**Stated exercise:** Scan each line of the records for the word "chart" and extract the ones that have it.

[Figure scripts]

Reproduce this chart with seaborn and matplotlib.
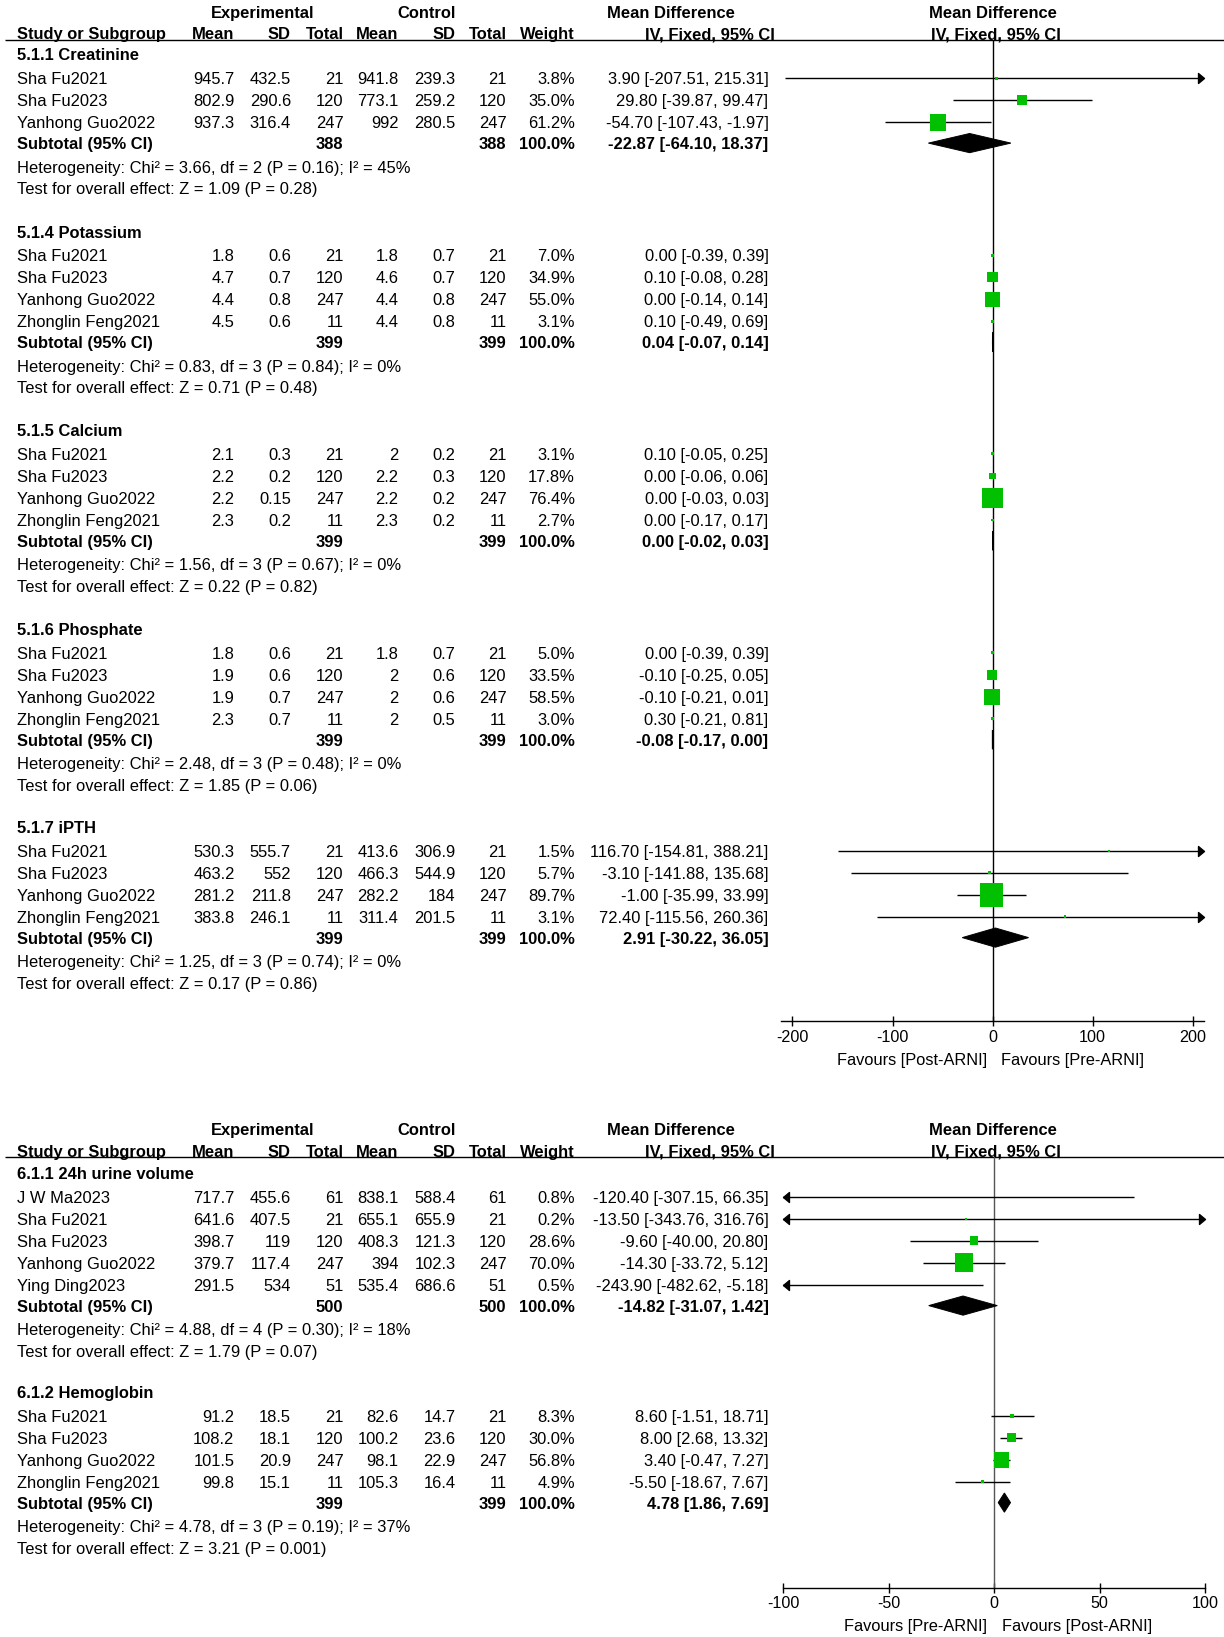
import numpy as np
import matplotlib
matplotlib.use("Agg")
import matplotlib.pyplot as plt
import seaborn as sns
from matplotlib.path import Path
from matplotlib.patches import Polygon

# ---------------- data: top panel ----------------
top_heads = ["5.1.1 Creatinine", "5.1.4 Potassium", "5.1.5 Calcium", "5.1.6 Phosphate", "5.1.7 iPTH"]
top_group = [0, 0, 0, 1, 1, 1, 1, 2, 2, 2, 2, 3, 3, 3, 3, 4, 4, 4, 4]
top_study = ["Sha Fu2021", "Sha Fu2023", "Yanhong Guo2022",
             "Sha Fu2021", "Sha Fu2023", "Yanhong Guo2022", "Zhonglin Feng2021",
             "Sha Fu2021", "Sha Fu2023", "Yanhong Guo2022", "Zhonglin Feng2021",
             "Sha Fu2021", "Sha Fu2023", "Yanhong Guo2022", "Zhonglin Feng2021",
             "Sha Fu2021", "Sha Fu2023", "Yanhong Guo2022", "Zhonglin Feng2021"]
top_exp_mean = [945.7, 802.9, 937.3, 1.8, 4.7, 4.4, 4.5, 2.1, 2.2, 2.2, 2.3, 1.8, 1.9, 1.9, 2.3, 530.3, 463.2, 281.2, 383.8]
top_exp_sd = [432.5, 290.6, 316.4, 0.6, 0.7, 0.8, 0.6, 0.3, 0.2, 0.15, 0.2, 0.6, 0.6, 0.7, 0.7, 555.7, 552, 211.8, 246.1]
top_exp_n = [21, 120, 247, 21, 120, 247, 11, 21, 120, 247, 11, 21, 120, 247, 11, 21, 120, 247, 11]
top_ctl_mean = [941.8, 773.1, 992, 1.8, 4.6, 4.4, 4.4, 2, 2.2, 2.2, 2.3, 1.8, 2, 2, 2, 413.6, 466.3, 282.2, 311.4]
top_ctl_sd = [239.3, 259.2, 280.5, 0.7, 0.7, 0.8, 0.8, 0.2, 0.3, 0.2, 0.2, 0.7, 0.6, 0.6, 0.5, 306.9, 544.9, 184, 201.5]
top_ctl_n = [21, 120, 247, 21, 120, 247, 11, 21, 120, 247, 11, 21, 120, 247, 11, 21, 120, 247, 11]
top_weight = [3.8, 35.0, 61.2, 7.0, 34.9, 55.0, 3.1, 3.1, 17.8, 76.4, 2.7, 5.0, 33.5, 58.5, 3.0, 1.5, 5.7, 89.7, 3.1]
top_md = [3.90, 29.80, -54.70, 0.00, 0.10, 0.00, 0.10, 0.10, 0.00, 0.00, 0.00, 0.00, -0.10, -0.10, 0.30, 116.70, -3.10, -1.00, 72.40]
top_lo = [-207.51, -39.87, -107.43, -0.39, -0.08, -0.14, -0.49, -0.05, -0.06, -0.03, -0.17, -0.39, -0.25, -0.21, -0.21, -154.81, -141.88, -35.99, -115.56]
top_hi = [215.31, 99.47, -1.97, 0.39, 0.28, 0.14, 0.69, 0.25, 0.06, 0.03, 0.17, 0.39, 0.05, 0.01, 0.81, 388.21, 135.68, 33.99, 260.36]
top_sub_n = [388, 399, 399, 399, 399]
top_sub_md = [-22.87, 0.04, 0.00, -0.08, 2.91]
top_sub_lo = [-64.10, -0.07, -0.02, -0.17, -30.22]
top_sub_hi = [18.37, 0.14, 0.03, 0.00, 36.05]
top_chi2 = [3.66, 0.83, 1.56, 2.48, 1.25]
top_df = [2, 3, 3, 3, 3]
top_p_het = ["0.16", "0.84", "0.67", "0.48", "0.74"]
top_i2 = [45, 0, 0, 0, 0]
top_z = [1.09, 0.71, 0.22, 1.85, 0.17]
top_p_z = ["0.28", "0.48", "0.82", "0.06", "0.86"]
top_ticks = [-200, -100, 0, 100, 200]
top_fav = ["Favours [Post-ARNI]", "Favours [Pre-ARNI]"]

# ---------------- data: bottom panel ----------------
bot_heads = ["6.1.1 24h urine volume", "6.1.2 Hemoglobin"]
bot_group = [0, 0, 0, 0, 0, 1, 1, 1, 1]
bot_study = ["J W Ma2023", "Sha Fu2021", "Sha Fu2023", "Yanhong Guo2022", "Ying Ding2023",
             "Sha Fu2021", "Sha Fu2023", "Yanhong Guo2022", "Zhonglin Feng2021"]
bot_exp_mean = [717.7, 641.6, 398.7, 379.7, 291.5, 91.2, 108.2, 101.5, 99.8]
bot_exp_sd = [455.6, 407.5, 119, 117.4, 534, 18.5, 18.1, 20.9, 15.1]
bot_exp_n = [61, 21, 120, 247, 51, 21, 120, 247, 11]
bot_ctl_mean = [838.1, 655.1, 408.3, 394, 535.4, 82.6, 100.2, 98.1, 105.3]
bot_ctl_sd = [588.4, 655.9, 121.3, 102.3, 686.6, 14.7, 23.6, 22.9, 16.4]
bot_ctl_n = [61, 21, 120, 247, 51, 21, 120, 247, 11]
bot_weight = [0.8, 0.2, 28.6, 70.0, 0.5, 8.3, 30.0, 56.8, 4.9]
bot_md = [-120.40, -13.50, -9.60, -14.30, -243.90, 8.60, 8.00, 3.40, -5.50]
bot_lo = [-307.15, -343.76, -40.00, -33.72, -482.62, -1.51, 2.68, -0.47, -18.67]
bot_hi = [66.35, 316.76, 20.80, 5.12, -5.18, 18.71, 13.32, 7.27, 7.67]
bot_sub_n = [500, 399]
bot_sub_md = [-14.82, 4.78]
bot_sub_lo = [-31.07, 1.86]
bot_sub_hi = [1.42, 7.69]
bot_chi2 = [4.88, 4.78]
bot_df = [4, 3]
bot_p_het = ["0.30", "0.19"]
bot_i2 = [18, 37]
bot_z = [1.79, 3.21]
bot_p_z = ["0.07", "0.001"]
bot_ticks = [-100, -50, 0, 50, 100]
bot_fav = ["Favours [Pre-ARNI]", "Favours [Post-ARNI]"]

# ---------------- style ----------------
sns.set_theme(style="white")
FONT = ["Liberation Sans", "DejaVu Sans"]
plt.rcParams["font.family"] = FONT
FS = 11.9
GREEN = "#00C000"

W, H = 1224, 1637
fig = plt.figure(figsize=(W / 100, H / 100), dpi=100)
fig.patch.set_facecolor("white")
ax0 = fig.add_axes([0, 0, 1, 1])
ax0.set_xlim(0, W)
ax0.set_ylim(H, 0)
ax0.axis("off")
ax0.patch.set_alpha(0)


def txt(x, y, s, ha="left", bold=False, size=FS):
    ax0.text(x, y + 6.0, s, ha=ha, va="baseline", fontsize=size,
             fontweight="bold" if bold else "normal", family=FONT, color="black")


COLS = [234.5, 291, 343.5, 398.5, 455.5, 506.5, 575, 768.5]
XL = 17

right_head = Path([(0, 0), (-0.6, 0.5), (-0.6, -0.5), (0, 0)],
                  [Path.MOVETO, Path.LINETO, Path.LINETO, Path.CLOSEPOLY])
left_head = Path([(0, 0), (0.6, 0.5), (0.6, -0.5), (0, 0)],
                 [Path.MOVETO, Path.LINETO, Path.LINETO, Path.CLOSEPOLY])


def fmt(v):
    return "{:g}".format(v)


def draw_panel(y_off, heads_y, heads, group, study, em, esd, en, cm, csd, cn, wt, md, lo, hi,
               sub_n, sub_md, sub_lo, sub_hi, chi2, dfs, p_het, i2, z, p_z,
               ax_px, axis_y, xlim, ticks, fav, zero_color, fav_x):
    # header
    r1, r2, rule = y_off + 11.7, y_off + 33.3, y_off + 39.5
    txt(262.5, r1, "Experimental", ha="center", bold=True)
    txt(427, r1, "Control", ha="center", bold=True)
    txt(671, r1, "Mean Difference", ha="center", bold=True)
    txt(993, r1, "Mean Difference", ha="center", bold=True)
    txt(XL, r2, "Study or Subgroup", bold=True)
    for x, s in zip(COLS[:7], ["Mean", "SD", "Total", "Mean", "SD", "Total", "Weight"]):
        txt(x, r2, s, ha="right", bold=True)
    txt(775, r2, "IV, Fixed, 95% CI", ha="right", bold=True)
    txt(995.5, r2, "IV, Fixed, 95% CI", ha="center", bold=True)
    ax0.plot([5, W], [rule, rule], color="black", lw=1.0, solid_capstyle="butt")

    # forest axes
    left, right = ax_px
    axf = fig.add_axes([left / W, 1 - axis_y / H, (right - left) / W, (axis_y - rule) / H])
    axf.patch.set_alpha(0)
    axf.set_xlim(*xlim)
    axf.set_ylim(axis_y, rule)
    for s in ["top", "left", "right"]:
        axf.spines[s].set_visible(False)
    axf.spines["bottom"].set_color("black")
    axf.spines["bottom"].set_linewidth(1.0)
    axf.set_xticks(ticks)
    axf.set_xticklabels([str(t) for t in ticks], fontsize=11.6, family=FONT)
    axf.tick_params(axis="x", direction="inout", length=7.5, width=1.0, color="black",
                    pad=2.5, bottom=True, labelcolor="black")
    axf.set_yticks([])
    axf.axvline(0, color=zero_color, lw=1.0, zorder=1)

    sq_x, sq_y, sq_s = [], [], []
    for g, hy in enumerate(heads_y):
        txt(XL, hy, heads[g], bold=True)
        idx = [i for i, gg in enumerate(group) if gg == g]
        y = hy + 23.8
        for k, i in enumerate(idx):
            yy = hy + 23.8 + 22.0 * k
            txt(XL, yy, study[i])
            vals = [fmt(em[i]), fmt(esd[i]), str(en[i]), fmt(cm[i]), fmt(csd[i]), str(cn[i]),
                    "{:.1f}%".format(wt[i]),
                    "{:.2f} [{:.2f}, {:.2f}]".format(md[i], lo[i], hi[i])]
            for x, s in zip(COLS, vals):
                txt(x, yy, s, ha="right")
            # CI line and arrows
            axf.plot([lo[i], hi[i]], [yy, yy], color="black", lw=1.0, solid_capstyle="butt", zorder=2)
            if hi[i] > xlim[1]:
                axf.plot([xlim[1]], [yy], marker=right_head, ms=8.6, color="black",
                         linestyle="none", clip_on=False, zorder=4)
            if lo[i] < xlim[0]:
                axf.plot([xlim[0]], [yy], marker=left_head, ms=8.6, color="black",
                         linestyle="none", clip_on=False, zorder=4)
            sq_x.append(md[i])
            sq_y.append(yy)
            sq_s.append(((1.9 + 0.24 * wt[i]) * 0.72) ** 2)
            y = yy
        ysub = y + 20.8
        txt(XL, ysub, "Subtotal (95% CI)", bold=True)
        txt(COLS[2], ysub, str(sub_n[g]), ha="right", bold=True)
        txt(COLS[5], ysub, str(sub_n[g]), ha="right", bold=True)
        txt(COLS[6], ysub, "100.0%", ha="right", bold=True)
        txt(COLS[7], ysub, "{:.2f} [{:.2f}, {:.2f}]".format(sub_md[g], sub_lo[g], sub_hi[g]),
            ha="right", bold=True)
        dh = 9.6
        axf.add_patch(Polygon([(sub_lo[g], ysub), (sub_md[g], ysub - dh), (sub_hi[g], ysub),
                               (sub_md[g], ysub + dh)], closed=True, fc="black", ec="black",
                              lw=0.7, zorder=3))
        yh = ysub + 23.5
        txt(XL, yh, "Heterogeneity: Chi\u00b2 = {:.2f}, df = {} (P = {}); I\u00b2 = {}%".format(
            chi2[g], dfs[g], p_het[g], i2[g]))
        txt(XL, yh + 21.5, "Test for overall effect: Z = {:.2f} (P = {})".format(z[g], p_z[g]))

    sns.scatterplot(x=sq_x, y=sq_y, s=sq_s, marker="s", color=GREEN, linewidth=0,
                    ax=axf, legend=False, zorder=3)
    axf.set_xlim(*xlim)
    axf.set_ylim(axis_y, rule)
    axf.set_xlabel("")
    axf.set_ylabel("")

    fy = axis_y + 37.5
    txt(fav_x[0], fy, fav[0], ha="right", size=11.8)
    txt(fav_x[1], fy, fav[1], ha="left", size=11.8)


draw_panel(0, [54.5, 231.5, 430, 629, 827], top_heads, top_group, top_study,
           top_exp_mean, top_exp_sd, top_exp_n, top_ctl_mean, top_ctl_sd, top_ctl_n,
           top_weight, top_md, top_lo, top_hi, top_sub_n, top_sub_md, top_sub_lo, top_sub_hi,
           top_chi2, top_df, top_p_het, top_i2, top_z, top_p_z,
           (781.5, 1203.5), 1021.0, (-211, 211), top_ticks, top_fav, "black", (987.5, 1001))

draw_panel(1117.5, [1173, 1392], bot_heads, bot_group, bot_study,
           bot_exp_mean, bot_exp_sd, bot_exp_n, bot_ctl_mean, bot_ctl_sd, bot_ctl_n,
           bot_weight, bot_md, bot_lo, bot_hi, bot_sub_n, bot_sub_md, bot_sub_lo, bot_sub_hi,
           bot_chi2, bot_df, bot_p_het, bot_i2, bot_z, bot_p_z,
           (783.3, 1205.3), 1587.5, (-100, 100), bot_ticks, bot_fav, "#555555", (987.5, 1002))

fig.savefig("out.png", dpi=100, facecolor="white")
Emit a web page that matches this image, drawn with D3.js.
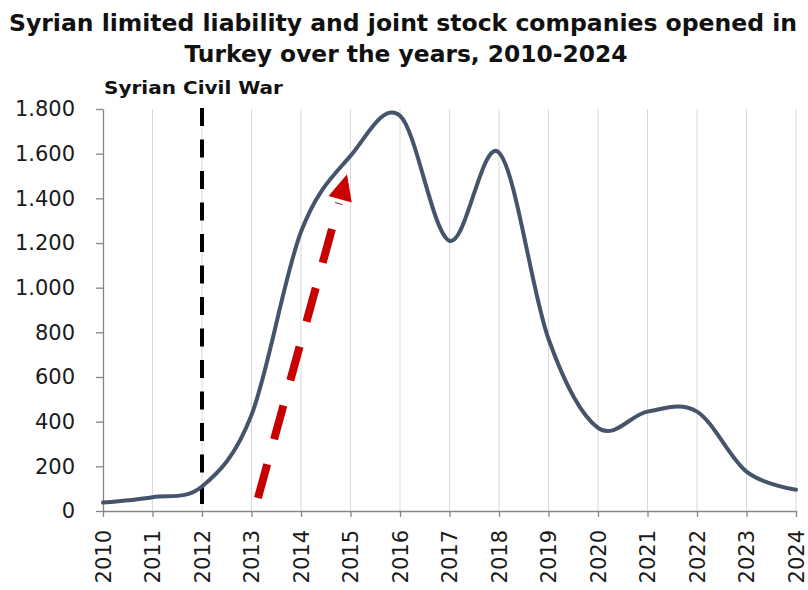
<!DOCTYPE html>
<html>
<head>
<meta charset="utf-8">
<script src="https://cdn.jsdelivr.net/npm/d3@7"></script>
<style>
  html, body { margin: 0; padding: 0; background: #fff; }
  svg { display: block; }
</style>
</head>
<body>
<svg id="chart" width="808" height="590"></svg>
<script>
// ---- data ----
const years = [2010, 2011, 2012, 2013, 2014, 2015, 2016, 2017, 2018, 2019, 2020, 2021, 2022, 2023, 2024];
const companies = [38, 62, 110, 430, 1250, 1590, 1770, 1210, 1605, 770, 372, 445, 445, 176, 95];
const yTicks = [0, 200, 400, 600, 800, 1000, 1200, 1400, 1600, 1800];
const titleLines = ["Syrian limited liability and joint stock companies opened in", "Turkey over the years, 2010-2024"];
const eventLabel = "Syrian Civil War";
const eventYear = 2012;
const arrowFrom = [2013.13, 58];
const arrowTo = [2014.93, 1508];

// ---- layout ----
const W = 808, H = 590;
const margin = { left: 103, right: 12, top: 109, bottom: 79 };
const svg = d3.select("#chart");

const x = d3.scaleLinear().domain([2010, 2024]).range([margin.left, W - margin.right]);
const y = d3.scaleLinear().domain([0, 1800]).range([H - margin.bottom, margin.top]);

const fmt = d3.formatLocale({ decimal: ",", thousands: ".", grouping: [3], currency: ["", ""] }).format(",");

// gridlines
svg.append("g").selectAll("line").data(years.slice(1)).join("line")
  .attr("x1", d => x(d)).attr("x2", d => x(d))
  .attr("y1", y(1800)).attr("y2", y(0))
  .attr("stroke", "#d9d9d9").attr("stroke-width", 1);

// axes
const yAxis = svg.append("g").attr("transform", `translate(${margin.left},0)`)
  .call(d3.axisLeft(y).tickValues(yTicks).tickFormat(fmt).tickSize(7).tickSizeOuter(0).tickPadding(21));
const xAxis = svg.append("g").attr("transform", `translate(0,${y(0)})`)
  .call(d3.axisBottom(x).tickValues(years).tickFormat(d3.format("d")).tickSize(6).tickSizeOuter(0));

[yAxis, xAxis].forEach(g => {
  g.select(".domain").attr("stroke", "#868686").attr("stroke-width", 1.3);
  g.selectAll(".tick line").attr("stroke", "#868686").attr("stroke-width", 1.3);
  g.selectAll("text").attr("font-family", "DejaVu Sans, Verdana, sans-serif").attr("font-size", 21).attr("fill", "#1a1a1a");
});
xAxis.selectAll(".tick text")
  .attr("transform", "rotate(-90)")
  .attr("text-anchor", "end")
  .attr("x", -19).attr("y", 0).attr("dy", "0.35em");

// event line
svg.append("line")
  .attr("x1", x(eventYear)).attr("x2", x(eventYear))
  .attr("y1", y(1800) - 1).attr("y2", y(0))
  .attr("stroke", "#000").attr("stroke-width", 4)
  .attr("stroke-dasharray", "18,13.5");

// data line
const line = d3.line().x((d, i) => x(years[i])).y(d => y(d)).curve(d3.curveCardinal.tension(0));
svg.append("path").datum(companies)
  .attr("d", line)
  .attr("fill", "none").attr("stroke", "#44546a").attr("stroke-width", 4)
  .attr("stroke-linecap", "round").attr("stroke-linejoin", "round");

// red dashed arrow
const ax0 = x(arrowFrom[0]), ay0 = y(arrowFrom[1]);
const ax1 = x(arrowTo[0]), ay1 = y(arrowTo[1]);
const dx = ax1 - ax0, dy = ay1 - ay0, len = Math.hypot(dx, dy);
const ux = dx / len, uy = dy / len;
const headLen = 26, headHalf = 12;
const bx = ax1 - ux * headLen, by = ay1 - uy * headLen;
svg.append("line")
  .attr("x1", ax0).attr("y1", ay0).attr("x2", bx - ux * 4).attr("y2", by - uy * 4)
  .attr("stroke", "#c80000").attr("stroke-width", 8)
  .attr("stroke-dasharray", "35,26");
svg.append("path")
  .attr("d", `M${ax1},${ay1} L${bx - uy * headHalf},${by + ux * headHalf} L${bx + uy * headHalf},${by - ux * headHalf} Z`)
  .attr("fill", "#c80000");

// titles
const titleFont = "DejaVu Sans, Verdana, sans-serif";
const t1 = svg.append("text").attr("x", 403).attr("y", 31).attr("text-anchor", "middle")
  .attr("font-family", titleFont).attr("font-weight", "bold").attr("font-size", 23).attr("fill", "#111")
  .attr("textLength", 788).attr("lengthAdjust", "spacingAndGlyphs").text(titleLines[0]);
const t2 = svg.append("text").attr("x", 406).attr("y", 62).attr("text-anchor", "middle")
  .attr("font-family", titleFont).attr("font-weight", "bold").attr("font-size", 23).attr("fill", "#111")
  .attr("textLength", 443).attr("lengthAdjust", "spacingAndGlyphs").text(titleLines[1]);

svg.append("text").attr("x", x(2010) + 1).attr("y", 94)
  .attr("font-family", titleFont).attr("font-weight", "bold").attr("font-size", 17.5).attr("fill", "#111")
  .attr("textLength", 179).attr("lengthAdjust", "spacingAndGlyphs").text(eventLabel);
</script>
</body>
</html>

**In response:**
Reproduce this chart with seaborn and matplotlib.
<svg id="chart" width="808" height="590"></svg>
const svg = d3.select("#chart");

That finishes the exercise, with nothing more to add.